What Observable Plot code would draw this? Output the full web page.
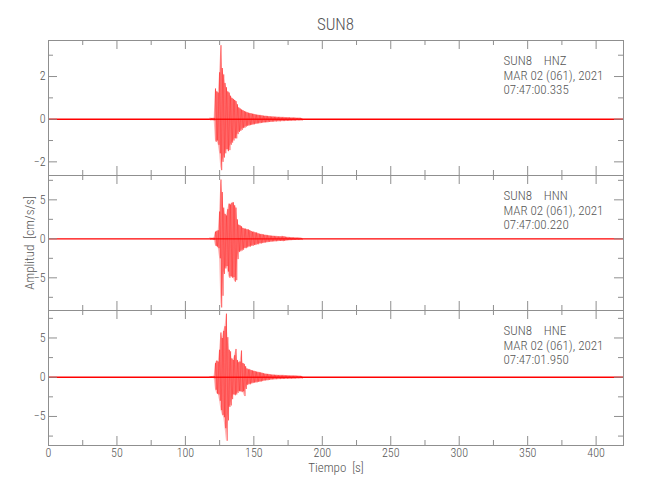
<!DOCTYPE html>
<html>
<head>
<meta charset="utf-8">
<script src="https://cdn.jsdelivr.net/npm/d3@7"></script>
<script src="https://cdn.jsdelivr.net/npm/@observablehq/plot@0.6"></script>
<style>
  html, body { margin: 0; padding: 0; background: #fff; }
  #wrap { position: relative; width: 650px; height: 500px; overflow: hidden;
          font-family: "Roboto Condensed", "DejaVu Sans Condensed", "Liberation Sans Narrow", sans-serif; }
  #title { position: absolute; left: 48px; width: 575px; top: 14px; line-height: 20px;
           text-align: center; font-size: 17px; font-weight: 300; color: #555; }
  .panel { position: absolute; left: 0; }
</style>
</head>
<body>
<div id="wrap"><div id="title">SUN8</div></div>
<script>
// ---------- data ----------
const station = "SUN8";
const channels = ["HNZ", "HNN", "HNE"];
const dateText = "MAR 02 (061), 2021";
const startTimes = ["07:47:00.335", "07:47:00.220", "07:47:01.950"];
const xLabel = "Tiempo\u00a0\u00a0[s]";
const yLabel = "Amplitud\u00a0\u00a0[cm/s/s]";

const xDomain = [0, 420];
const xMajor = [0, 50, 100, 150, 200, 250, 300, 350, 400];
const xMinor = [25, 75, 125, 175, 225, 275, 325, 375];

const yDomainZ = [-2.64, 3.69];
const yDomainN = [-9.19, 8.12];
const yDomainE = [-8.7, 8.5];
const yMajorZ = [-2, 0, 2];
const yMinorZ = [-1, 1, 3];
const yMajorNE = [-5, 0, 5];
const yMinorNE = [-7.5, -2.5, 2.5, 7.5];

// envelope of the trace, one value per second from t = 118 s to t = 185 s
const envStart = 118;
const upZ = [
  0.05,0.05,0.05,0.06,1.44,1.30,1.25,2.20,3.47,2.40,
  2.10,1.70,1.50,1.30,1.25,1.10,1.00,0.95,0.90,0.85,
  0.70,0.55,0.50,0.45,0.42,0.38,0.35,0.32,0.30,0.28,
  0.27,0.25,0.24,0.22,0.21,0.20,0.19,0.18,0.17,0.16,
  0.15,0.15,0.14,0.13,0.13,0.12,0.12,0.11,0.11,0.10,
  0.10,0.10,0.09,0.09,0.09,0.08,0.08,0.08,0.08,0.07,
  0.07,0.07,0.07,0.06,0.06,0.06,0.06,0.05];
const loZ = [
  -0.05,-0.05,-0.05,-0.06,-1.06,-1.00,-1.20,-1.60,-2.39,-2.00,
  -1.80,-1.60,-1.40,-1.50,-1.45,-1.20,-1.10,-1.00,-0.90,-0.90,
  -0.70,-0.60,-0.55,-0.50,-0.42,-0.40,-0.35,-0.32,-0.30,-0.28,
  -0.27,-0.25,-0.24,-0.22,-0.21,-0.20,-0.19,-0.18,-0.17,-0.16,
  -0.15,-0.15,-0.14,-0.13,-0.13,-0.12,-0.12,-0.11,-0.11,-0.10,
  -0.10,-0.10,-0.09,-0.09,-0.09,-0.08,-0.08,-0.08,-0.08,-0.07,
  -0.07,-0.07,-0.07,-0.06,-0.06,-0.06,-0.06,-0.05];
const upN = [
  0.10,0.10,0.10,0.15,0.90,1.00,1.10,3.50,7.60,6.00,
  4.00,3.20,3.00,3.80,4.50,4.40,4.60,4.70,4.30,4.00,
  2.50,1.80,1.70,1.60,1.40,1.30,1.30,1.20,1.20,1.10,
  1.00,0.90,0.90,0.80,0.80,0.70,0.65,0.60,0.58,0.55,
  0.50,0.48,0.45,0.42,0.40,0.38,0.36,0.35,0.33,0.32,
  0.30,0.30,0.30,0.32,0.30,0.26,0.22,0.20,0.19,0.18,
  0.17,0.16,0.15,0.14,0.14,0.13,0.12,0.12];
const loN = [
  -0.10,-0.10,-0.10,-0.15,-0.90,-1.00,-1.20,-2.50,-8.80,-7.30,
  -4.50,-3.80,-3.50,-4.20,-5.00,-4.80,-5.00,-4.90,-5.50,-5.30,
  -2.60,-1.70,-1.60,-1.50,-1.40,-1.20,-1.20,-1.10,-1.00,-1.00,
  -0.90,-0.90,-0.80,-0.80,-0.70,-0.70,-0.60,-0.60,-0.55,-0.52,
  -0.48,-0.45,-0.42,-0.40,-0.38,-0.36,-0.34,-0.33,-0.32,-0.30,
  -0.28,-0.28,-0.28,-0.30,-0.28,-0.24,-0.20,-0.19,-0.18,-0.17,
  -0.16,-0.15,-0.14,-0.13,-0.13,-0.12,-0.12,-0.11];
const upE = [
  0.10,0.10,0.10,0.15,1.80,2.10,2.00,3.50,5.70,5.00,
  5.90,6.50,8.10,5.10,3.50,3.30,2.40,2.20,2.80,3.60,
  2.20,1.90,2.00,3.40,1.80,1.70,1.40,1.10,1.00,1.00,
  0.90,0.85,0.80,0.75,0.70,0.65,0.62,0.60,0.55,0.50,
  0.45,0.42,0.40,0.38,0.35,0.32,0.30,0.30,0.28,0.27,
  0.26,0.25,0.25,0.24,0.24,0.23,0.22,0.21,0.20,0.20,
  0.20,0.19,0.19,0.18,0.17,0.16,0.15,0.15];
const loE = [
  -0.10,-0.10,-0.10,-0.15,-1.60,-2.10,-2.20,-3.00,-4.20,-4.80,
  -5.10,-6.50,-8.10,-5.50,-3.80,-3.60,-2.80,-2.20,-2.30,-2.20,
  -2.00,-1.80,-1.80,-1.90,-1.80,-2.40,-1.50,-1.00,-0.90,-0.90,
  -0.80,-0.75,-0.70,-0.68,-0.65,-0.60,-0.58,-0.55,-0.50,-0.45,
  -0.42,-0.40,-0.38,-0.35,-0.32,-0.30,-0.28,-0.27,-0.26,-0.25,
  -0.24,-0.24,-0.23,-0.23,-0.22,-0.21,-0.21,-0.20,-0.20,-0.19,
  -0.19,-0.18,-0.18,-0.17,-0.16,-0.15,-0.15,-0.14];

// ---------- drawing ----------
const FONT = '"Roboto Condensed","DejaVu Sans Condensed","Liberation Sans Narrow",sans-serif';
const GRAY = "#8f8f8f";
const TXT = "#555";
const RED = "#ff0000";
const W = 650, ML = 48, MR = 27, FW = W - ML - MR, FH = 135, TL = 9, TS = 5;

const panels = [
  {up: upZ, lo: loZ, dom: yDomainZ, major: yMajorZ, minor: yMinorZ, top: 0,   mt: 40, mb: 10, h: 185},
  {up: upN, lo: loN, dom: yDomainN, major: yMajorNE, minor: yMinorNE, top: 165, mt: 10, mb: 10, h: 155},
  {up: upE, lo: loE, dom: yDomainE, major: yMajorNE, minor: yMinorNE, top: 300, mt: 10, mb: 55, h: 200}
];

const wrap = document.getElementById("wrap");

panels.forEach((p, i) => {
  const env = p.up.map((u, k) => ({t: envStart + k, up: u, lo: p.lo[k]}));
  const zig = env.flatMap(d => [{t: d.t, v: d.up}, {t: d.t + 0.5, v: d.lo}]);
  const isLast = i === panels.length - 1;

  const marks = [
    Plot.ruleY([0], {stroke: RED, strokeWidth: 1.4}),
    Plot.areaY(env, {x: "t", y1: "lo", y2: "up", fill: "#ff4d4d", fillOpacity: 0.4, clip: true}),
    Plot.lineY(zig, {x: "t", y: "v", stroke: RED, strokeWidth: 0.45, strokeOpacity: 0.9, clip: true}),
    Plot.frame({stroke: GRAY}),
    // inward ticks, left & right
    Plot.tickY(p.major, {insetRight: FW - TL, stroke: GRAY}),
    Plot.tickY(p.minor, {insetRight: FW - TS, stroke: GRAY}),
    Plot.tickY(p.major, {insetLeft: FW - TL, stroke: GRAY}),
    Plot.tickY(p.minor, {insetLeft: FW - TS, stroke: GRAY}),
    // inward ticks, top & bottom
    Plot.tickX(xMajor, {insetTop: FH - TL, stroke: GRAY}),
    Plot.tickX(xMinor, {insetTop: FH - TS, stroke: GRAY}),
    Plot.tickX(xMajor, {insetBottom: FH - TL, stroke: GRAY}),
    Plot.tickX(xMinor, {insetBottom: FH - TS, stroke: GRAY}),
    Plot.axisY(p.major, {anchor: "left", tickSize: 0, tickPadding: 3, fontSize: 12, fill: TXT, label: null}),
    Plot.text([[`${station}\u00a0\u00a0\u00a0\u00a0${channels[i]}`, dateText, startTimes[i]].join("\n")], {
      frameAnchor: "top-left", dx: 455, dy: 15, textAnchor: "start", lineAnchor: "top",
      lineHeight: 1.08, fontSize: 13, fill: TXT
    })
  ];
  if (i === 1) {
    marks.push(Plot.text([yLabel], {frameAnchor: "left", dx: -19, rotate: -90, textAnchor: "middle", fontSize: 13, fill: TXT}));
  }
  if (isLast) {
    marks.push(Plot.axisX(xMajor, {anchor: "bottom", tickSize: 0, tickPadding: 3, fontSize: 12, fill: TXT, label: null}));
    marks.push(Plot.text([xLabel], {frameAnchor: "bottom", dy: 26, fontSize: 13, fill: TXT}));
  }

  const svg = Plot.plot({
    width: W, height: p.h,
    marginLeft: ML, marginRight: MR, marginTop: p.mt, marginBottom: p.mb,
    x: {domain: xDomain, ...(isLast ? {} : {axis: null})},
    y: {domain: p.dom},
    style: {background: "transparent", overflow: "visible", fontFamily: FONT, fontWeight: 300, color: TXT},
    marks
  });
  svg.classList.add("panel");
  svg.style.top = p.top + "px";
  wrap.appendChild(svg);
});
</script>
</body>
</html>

TO DO:
Write out nothing but the lines from the start of the data through the line with "const yMinorNE = [-7.5, -2.5, 2.5, 7.5];". Leave out the pictures.

WRITTEN RESPONSE:
What Observable Plot code would draw this? Output the full web page.
<!DOCTYPE html>
<html>
<head>
<meta charset="utf-8">
<script src="https://cdn.jsdelivr.net/npm/d3@7"></script>
<script src="https://cdn.jsdelivr.net/npm/@observablehq/plot@0.6"></script>
<style>
  html, body { margin: 0; padding: 0; background: #fff; }
  #wrap { position: relative; width: 650px; height: 500px; overflow: hidden;
          font-family: "Roboto Condensed", "DejaVu Sans Condensed", "Liberation Sans Narrow", sans-serif; }
  #title { position: absolute; left: 48px; width: 575px; top: 14px; line-height: 20px;
           text-align: center; font-size: 17px; font-weight: 300; color: #555; }
  .panel { position: absolute; left: 0; }
</style>
</head>
<body>
<div id="wrap"><div id="title">SUN8</div></div>
<script>
// ---------- data ----------
const station = "SUN8";
const channels = ["HNZ", "HNN", "HNE"];
const dateText = "MAR 02 (061), 2021";
const startTimes = ["07:47:00.335", "07:47:00.220", "07:47:01.950"];
const xLabel = "Tiempo\u00a0\u00a0[s]";
const yLabel = "Amplitud\u00a0\u00a0[cm/s/s]";

const xDomain = [0, 420];
const xMajor = [0, 50, 100, 150, 200, 250, 300, 350, 400];
const xMinor = [25, 75, 125, 175, 225, 275, 325, 375];

const yDomainZ = [-2.64, 3.69];
const yDomainN = [-9.19, 8.12];
const yDomainE = [-8.7, 8.5];
const yMajorZ = [-2, 0, 2];
const yMinorZ = [-1, 1, 3];
const yMajorNE = [-5, 0, 5];
const yMinorNE = [-7.5, -2.5, 2.5, 7.5];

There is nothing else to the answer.